Sense of History: an unfinished draft of an undergraduate history textbook by Robert C. Binkley, 1939-40. This transcription is not yet fully corrected.
A period is the measure of a certain distance in time. There are other kinds of distance that are important to us. Things that happen near us ordinarily affect us more than things that happen far away. A radio in the next apartment may actually give us more annoyance then a war in China. This is distance in space, geographic distance.
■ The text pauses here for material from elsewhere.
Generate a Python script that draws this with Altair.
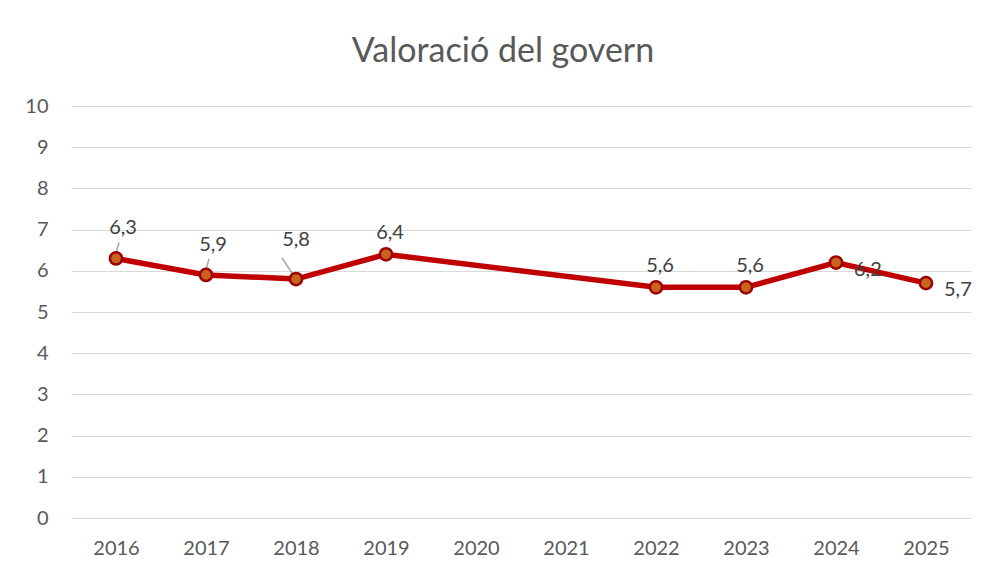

There is still another kind of distance that is a part of our experience. It is called social distance. We speak of people being "near" to us when we feel a personal relationship to them. In this sense a person who is loved is nearer than a stranger, even if the beloved one is across the ocean and the stranger is [p.011] sitting on the same seat in the street car. There is a sense in which all men are equal to me, but they are not equidistant from me, in geographical nor social space.
Each individual is the center of the world. Around him are the people he meets in daily life. Some are insiders whom he regards as belonging to one of his own groups, some are outsiders. Beyond this ring, as if in widening circles, are people he does not know personally and thinks of collectively. And these also he divides in his mind into insiders with whom he belongs, and outsiders with whom he does not belong, into fellow citizens and foreigners, into members of the right party who have sound ideas and members of the wrong party whose ideas are unsound.
Each of the near ones whom he knows personally, and toward each of the groups of more distant ones whom he thinks of collectively, an individual will have some attitude varying from love or admiration through indifference to hatred. He does not always love the insiders and hate the outsiders. Not all who are near are admired nor are all who are at a distance despised.
Check this over as to your family, school, neighborhood, race, profession, and you will see that it is true. It is true for you, and it is true for each of the other two billion people in the world. Each of them, also, stands at the world's center.